Business Insider posted an article by Peter Shankman completely ripping apart “social media experts.” Here’s a brief excerpt from his article:
Being an expert in social media is like being an expert at taking the bread out of the refrigerator. You might be the best bread-taker-outer in the world, but you know what? The goal is to make an amazing sandwich, and you can’t do that if all you’ve done in your life is taken the bread out of the fridge.
While Peter definitely makes many valid points in his article, I think that it is unfair to completely downplay the role of social media as a marketing strategy. It’s also unfair to assume that all people who specialize in social media for companies lack business sense. Sure, blindly entering the social media landscape without clear goals is pointless. It can even be detrimental when hiring a social media expert who “can’t string a simple sentence together.”

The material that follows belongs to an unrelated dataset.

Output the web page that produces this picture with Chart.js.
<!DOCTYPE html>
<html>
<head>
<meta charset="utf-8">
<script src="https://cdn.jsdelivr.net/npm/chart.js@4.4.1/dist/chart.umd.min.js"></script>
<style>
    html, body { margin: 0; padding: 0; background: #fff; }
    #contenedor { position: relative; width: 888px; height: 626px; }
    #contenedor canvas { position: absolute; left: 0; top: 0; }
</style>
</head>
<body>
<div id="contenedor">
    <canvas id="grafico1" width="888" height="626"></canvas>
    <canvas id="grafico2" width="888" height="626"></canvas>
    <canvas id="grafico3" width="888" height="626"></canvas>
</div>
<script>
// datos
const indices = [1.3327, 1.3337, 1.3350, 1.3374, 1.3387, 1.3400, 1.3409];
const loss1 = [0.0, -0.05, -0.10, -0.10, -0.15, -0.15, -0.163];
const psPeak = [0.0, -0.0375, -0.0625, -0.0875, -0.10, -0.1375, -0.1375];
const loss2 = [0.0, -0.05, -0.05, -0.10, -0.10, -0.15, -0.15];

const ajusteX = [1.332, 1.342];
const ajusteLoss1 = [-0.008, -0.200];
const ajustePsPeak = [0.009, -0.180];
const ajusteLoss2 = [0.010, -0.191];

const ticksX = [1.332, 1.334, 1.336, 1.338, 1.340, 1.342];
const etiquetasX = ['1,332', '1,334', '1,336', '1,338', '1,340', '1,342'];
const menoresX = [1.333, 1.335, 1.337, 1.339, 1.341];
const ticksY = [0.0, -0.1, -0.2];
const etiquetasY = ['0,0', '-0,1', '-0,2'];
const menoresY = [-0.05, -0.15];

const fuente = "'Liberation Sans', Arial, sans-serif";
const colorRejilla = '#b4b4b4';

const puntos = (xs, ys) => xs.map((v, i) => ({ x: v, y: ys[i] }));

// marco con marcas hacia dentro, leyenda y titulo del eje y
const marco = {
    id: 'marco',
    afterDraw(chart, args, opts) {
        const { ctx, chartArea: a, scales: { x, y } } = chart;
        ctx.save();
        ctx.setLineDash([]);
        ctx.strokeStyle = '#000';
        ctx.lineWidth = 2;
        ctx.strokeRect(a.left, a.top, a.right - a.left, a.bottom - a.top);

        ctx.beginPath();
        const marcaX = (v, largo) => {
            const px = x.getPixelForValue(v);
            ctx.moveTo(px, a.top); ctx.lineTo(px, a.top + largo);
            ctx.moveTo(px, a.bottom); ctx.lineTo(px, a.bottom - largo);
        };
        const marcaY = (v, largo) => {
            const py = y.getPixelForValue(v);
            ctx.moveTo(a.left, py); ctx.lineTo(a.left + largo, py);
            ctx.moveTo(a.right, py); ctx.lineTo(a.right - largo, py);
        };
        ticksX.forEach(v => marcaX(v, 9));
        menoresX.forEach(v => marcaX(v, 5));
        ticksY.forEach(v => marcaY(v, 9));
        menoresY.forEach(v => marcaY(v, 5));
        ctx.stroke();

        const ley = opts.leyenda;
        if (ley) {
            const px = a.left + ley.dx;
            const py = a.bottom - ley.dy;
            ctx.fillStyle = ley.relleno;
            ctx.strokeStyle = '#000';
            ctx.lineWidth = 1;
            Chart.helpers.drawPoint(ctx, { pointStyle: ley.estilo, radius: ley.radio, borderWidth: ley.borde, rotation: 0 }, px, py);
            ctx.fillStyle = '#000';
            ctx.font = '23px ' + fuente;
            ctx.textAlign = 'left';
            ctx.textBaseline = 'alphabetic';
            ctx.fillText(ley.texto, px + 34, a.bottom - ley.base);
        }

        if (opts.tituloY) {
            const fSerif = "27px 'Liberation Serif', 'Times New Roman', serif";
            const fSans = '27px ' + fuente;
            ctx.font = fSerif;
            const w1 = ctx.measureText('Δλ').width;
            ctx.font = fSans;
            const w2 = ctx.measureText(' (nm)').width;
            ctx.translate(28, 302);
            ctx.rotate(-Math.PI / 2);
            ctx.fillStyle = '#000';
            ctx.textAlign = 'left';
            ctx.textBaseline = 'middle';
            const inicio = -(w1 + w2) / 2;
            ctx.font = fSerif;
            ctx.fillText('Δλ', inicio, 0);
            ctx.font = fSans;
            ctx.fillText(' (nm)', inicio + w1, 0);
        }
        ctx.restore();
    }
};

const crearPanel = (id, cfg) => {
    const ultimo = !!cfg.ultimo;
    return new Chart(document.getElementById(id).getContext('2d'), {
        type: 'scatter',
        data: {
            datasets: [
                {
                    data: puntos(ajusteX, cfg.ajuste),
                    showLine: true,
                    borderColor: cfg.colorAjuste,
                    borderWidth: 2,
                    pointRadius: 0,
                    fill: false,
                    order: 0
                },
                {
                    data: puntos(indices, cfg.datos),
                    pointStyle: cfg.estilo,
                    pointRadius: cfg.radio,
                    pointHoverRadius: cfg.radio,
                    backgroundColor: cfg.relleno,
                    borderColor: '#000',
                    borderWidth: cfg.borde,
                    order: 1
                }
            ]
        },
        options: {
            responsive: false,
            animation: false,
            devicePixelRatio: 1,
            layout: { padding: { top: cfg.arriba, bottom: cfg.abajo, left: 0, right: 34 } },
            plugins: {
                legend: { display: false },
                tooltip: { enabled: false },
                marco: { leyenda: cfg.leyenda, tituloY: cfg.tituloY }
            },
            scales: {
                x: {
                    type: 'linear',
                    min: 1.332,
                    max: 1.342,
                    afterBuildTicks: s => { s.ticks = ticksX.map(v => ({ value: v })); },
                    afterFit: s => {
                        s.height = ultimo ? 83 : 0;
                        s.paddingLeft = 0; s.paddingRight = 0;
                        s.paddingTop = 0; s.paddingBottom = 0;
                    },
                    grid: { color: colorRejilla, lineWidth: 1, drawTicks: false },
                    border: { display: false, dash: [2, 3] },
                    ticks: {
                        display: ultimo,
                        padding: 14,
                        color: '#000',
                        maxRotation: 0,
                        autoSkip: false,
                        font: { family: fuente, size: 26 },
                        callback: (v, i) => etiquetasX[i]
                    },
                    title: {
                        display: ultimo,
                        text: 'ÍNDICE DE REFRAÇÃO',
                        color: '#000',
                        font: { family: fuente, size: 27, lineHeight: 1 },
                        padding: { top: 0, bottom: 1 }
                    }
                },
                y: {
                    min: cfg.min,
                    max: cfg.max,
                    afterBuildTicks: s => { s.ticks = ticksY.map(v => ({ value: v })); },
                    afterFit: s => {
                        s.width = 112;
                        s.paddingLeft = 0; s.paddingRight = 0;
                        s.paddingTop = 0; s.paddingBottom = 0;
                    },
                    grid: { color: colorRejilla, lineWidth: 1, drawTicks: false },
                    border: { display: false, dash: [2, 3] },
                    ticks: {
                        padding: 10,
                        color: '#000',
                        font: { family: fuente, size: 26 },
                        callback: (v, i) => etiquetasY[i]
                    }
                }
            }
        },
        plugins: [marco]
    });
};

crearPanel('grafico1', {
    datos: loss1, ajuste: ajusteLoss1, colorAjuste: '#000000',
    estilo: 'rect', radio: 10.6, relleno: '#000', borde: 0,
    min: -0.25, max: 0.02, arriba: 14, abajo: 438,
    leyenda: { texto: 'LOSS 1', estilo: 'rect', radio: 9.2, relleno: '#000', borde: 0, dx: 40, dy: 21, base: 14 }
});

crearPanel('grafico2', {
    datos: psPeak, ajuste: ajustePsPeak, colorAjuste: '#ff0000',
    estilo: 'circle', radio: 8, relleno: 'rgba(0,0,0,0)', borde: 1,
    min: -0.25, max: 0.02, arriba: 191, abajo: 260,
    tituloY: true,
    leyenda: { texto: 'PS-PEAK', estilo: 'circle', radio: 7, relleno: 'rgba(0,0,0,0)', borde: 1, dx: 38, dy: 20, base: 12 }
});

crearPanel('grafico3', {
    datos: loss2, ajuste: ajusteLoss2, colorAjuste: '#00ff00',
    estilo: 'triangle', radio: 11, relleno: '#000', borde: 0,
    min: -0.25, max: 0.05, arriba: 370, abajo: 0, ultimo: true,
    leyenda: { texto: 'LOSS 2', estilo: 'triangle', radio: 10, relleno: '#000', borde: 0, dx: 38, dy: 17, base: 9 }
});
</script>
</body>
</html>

But as more and more people use different social media outlets on such a regular basis, it would be foolish to ignore the potential for new and more loyal customers. At the very least, social media is about brand recognition. Simply interacting, in a constructive way, with different communities increases company awareness. Arguing that all social media is worthless is similar to arguing against, say, magazine ads that feature people laughing and partying rather than focusing on the product or brand. Everything works towards the image of the brand. Hell, one of the most iconic television commercials simply featured a woman throwing a sledgehammer at a large TV screen.
I’m not saying that you should start pouring all of your marketing funds into simply interacting in social media communities. But it can be used as a good tool in addition to tried and true marketing strategies. Having an adverse stance to hiring a knowledgeable individual to get your company involved in widely used social media websites is similar to having a stance against email marketing in the mid-90’s.
A “social media expert” should be a mash-up of numerous roles within a company. Not only should they be aware and active in online communities, but they should also have marketing skills, sales skills, copy writing experience, and a customer service background. A proper social media presence for business should have the ability to make sales as well as relevantly assist current and potential customers. Business may be all about the money, but social media allows companies to get personal. Every individual client counts.
At the end of the day, running a business really is all about making money. If you lose sight of this goal, then you really are being brainwashed by the people taking advantage of this second internet bubble. When your “social media expert” starts begging the twitter-verse for new followers, it’s time to let him/her go. But when you use twitter to reach out to people who are already discussing your business or to create a more personal relationship with existing customers, then you’re starting to tap into the potential of this new medium.
People “follow” and “like” companies for a reason: they want to be involved. To ignore this obvious opportunity would be a shame.